Directive
Extract every line from the records below that contains the word "chart".

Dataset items
◆ ◆ ◆ ◆

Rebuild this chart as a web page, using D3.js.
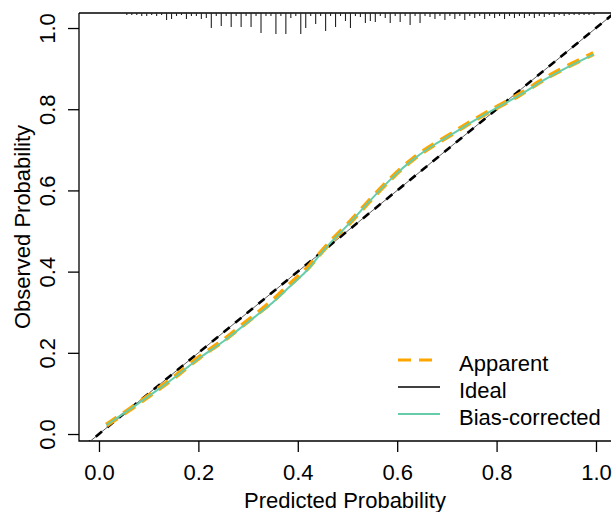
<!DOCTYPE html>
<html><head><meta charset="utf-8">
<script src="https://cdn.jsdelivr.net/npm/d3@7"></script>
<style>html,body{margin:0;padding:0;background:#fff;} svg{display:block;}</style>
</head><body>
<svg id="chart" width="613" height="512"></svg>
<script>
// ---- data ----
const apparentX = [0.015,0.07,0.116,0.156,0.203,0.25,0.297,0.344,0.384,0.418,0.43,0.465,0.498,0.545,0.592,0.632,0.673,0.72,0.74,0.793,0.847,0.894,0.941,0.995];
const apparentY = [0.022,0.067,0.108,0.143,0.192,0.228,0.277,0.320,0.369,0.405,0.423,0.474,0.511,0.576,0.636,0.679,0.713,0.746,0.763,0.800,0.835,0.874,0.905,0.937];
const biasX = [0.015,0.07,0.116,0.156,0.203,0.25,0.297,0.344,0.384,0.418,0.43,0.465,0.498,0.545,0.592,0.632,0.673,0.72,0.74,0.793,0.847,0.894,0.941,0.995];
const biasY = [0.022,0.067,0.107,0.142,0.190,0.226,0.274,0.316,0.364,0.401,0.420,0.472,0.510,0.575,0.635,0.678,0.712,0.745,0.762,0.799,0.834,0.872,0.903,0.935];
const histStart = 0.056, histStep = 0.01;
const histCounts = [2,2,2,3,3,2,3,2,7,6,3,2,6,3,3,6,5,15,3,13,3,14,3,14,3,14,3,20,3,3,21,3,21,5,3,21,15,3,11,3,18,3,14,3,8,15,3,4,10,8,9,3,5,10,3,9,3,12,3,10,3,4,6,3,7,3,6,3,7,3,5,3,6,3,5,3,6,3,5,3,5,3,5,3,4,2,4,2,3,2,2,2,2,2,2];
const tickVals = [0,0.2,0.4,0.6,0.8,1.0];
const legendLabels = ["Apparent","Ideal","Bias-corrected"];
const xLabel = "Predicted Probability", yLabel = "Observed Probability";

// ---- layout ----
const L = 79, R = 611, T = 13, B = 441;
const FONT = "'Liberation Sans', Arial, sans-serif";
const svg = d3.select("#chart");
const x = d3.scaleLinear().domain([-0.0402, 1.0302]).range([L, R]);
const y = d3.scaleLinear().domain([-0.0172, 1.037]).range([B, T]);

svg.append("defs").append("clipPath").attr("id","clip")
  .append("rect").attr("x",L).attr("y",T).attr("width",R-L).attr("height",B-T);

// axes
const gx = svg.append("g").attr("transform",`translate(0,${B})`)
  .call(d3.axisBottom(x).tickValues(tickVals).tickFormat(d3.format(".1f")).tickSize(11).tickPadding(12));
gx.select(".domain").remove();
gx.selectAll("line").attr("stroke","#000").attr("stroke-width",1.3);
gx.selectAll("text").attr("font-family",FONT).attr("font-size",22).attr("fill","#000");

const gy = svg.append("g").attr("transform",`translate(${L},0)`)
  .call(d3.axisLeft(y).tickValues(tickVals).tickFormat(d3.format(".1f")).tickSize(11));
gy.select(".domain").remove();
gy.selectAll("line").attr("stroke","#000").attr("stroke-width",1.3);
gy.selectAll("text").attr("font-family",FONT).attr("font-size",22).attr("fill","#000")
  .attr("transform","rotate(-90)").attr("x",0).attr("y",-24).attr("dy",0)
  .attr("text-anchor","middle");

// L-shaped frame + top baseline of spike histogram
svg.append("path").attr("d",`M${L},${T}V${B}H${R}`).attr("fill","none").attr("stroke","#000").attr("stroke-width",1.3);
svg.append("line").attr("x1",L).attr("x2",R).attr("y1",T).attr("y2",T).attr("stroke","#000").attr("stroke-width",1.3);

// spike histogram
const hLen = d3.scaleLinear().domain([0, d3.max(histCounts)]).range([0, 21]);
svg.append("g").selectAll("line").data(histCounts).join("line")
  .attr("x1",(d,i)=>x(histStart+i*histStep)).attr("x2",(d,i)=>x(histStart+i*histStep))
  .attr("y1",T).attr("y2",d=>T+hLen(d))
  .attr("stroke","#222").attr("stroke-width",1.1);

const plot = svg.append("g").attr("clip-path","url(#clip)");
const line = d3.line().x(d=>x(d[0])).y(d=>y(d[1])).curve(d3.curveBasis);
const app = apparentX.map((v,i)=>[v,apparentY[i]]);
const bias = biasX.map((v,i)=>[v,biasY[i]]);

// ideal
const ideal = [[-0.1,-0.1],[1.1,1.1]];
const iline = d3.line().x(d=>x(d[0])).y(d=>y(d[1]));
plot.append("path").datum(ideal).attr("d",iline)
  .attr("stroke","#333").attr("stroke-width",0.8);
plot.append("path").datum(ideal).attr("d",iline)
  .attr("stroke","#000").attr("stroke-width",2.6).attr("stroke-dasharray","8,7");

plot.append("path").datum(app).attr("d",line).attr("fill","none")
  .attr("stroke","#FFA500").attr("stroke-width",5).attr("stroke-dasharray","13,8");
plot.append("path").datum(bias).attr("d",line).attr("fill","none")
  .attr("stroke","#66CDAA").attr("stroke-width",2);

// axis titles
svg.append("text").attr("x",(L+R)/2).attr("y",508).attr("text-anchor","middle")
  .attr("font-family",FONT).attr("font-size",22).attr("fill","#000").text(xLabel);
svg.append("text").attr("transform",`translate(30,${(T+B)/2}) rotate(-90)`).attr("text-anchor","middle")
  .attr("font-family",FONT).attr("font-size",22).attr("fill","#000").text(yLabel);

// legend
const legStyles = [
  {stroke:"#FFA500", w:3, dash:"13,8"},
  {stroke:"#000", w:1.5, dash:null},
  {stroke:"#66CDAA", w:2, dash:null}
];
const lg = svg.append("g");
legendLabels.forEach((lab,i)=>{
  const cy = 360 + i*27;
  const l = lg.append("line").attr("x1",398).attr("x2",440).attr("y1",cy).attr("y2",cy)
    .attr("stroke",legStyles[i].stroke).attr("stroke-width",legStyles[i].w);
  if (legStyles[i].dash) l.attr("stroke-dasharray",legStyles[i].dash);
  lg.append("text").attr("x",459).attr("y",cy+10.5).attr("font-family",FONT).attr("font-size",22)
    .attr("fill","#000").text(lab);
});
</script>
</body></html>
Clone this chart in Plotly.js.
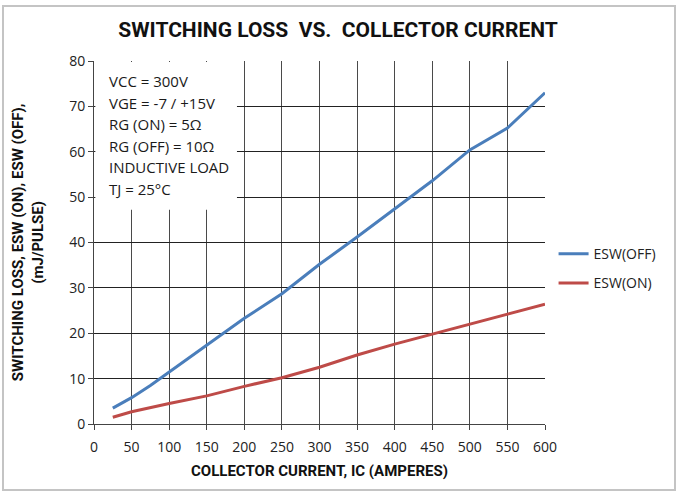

◆ ◆ ◆ ◆

Written answer
Rebuild this chart as a web page, using D3.js.
<svg id="chart" width="613" height="512"></svg>
const svg = d3.select("#chart");
Clone this chart in Plotly.js.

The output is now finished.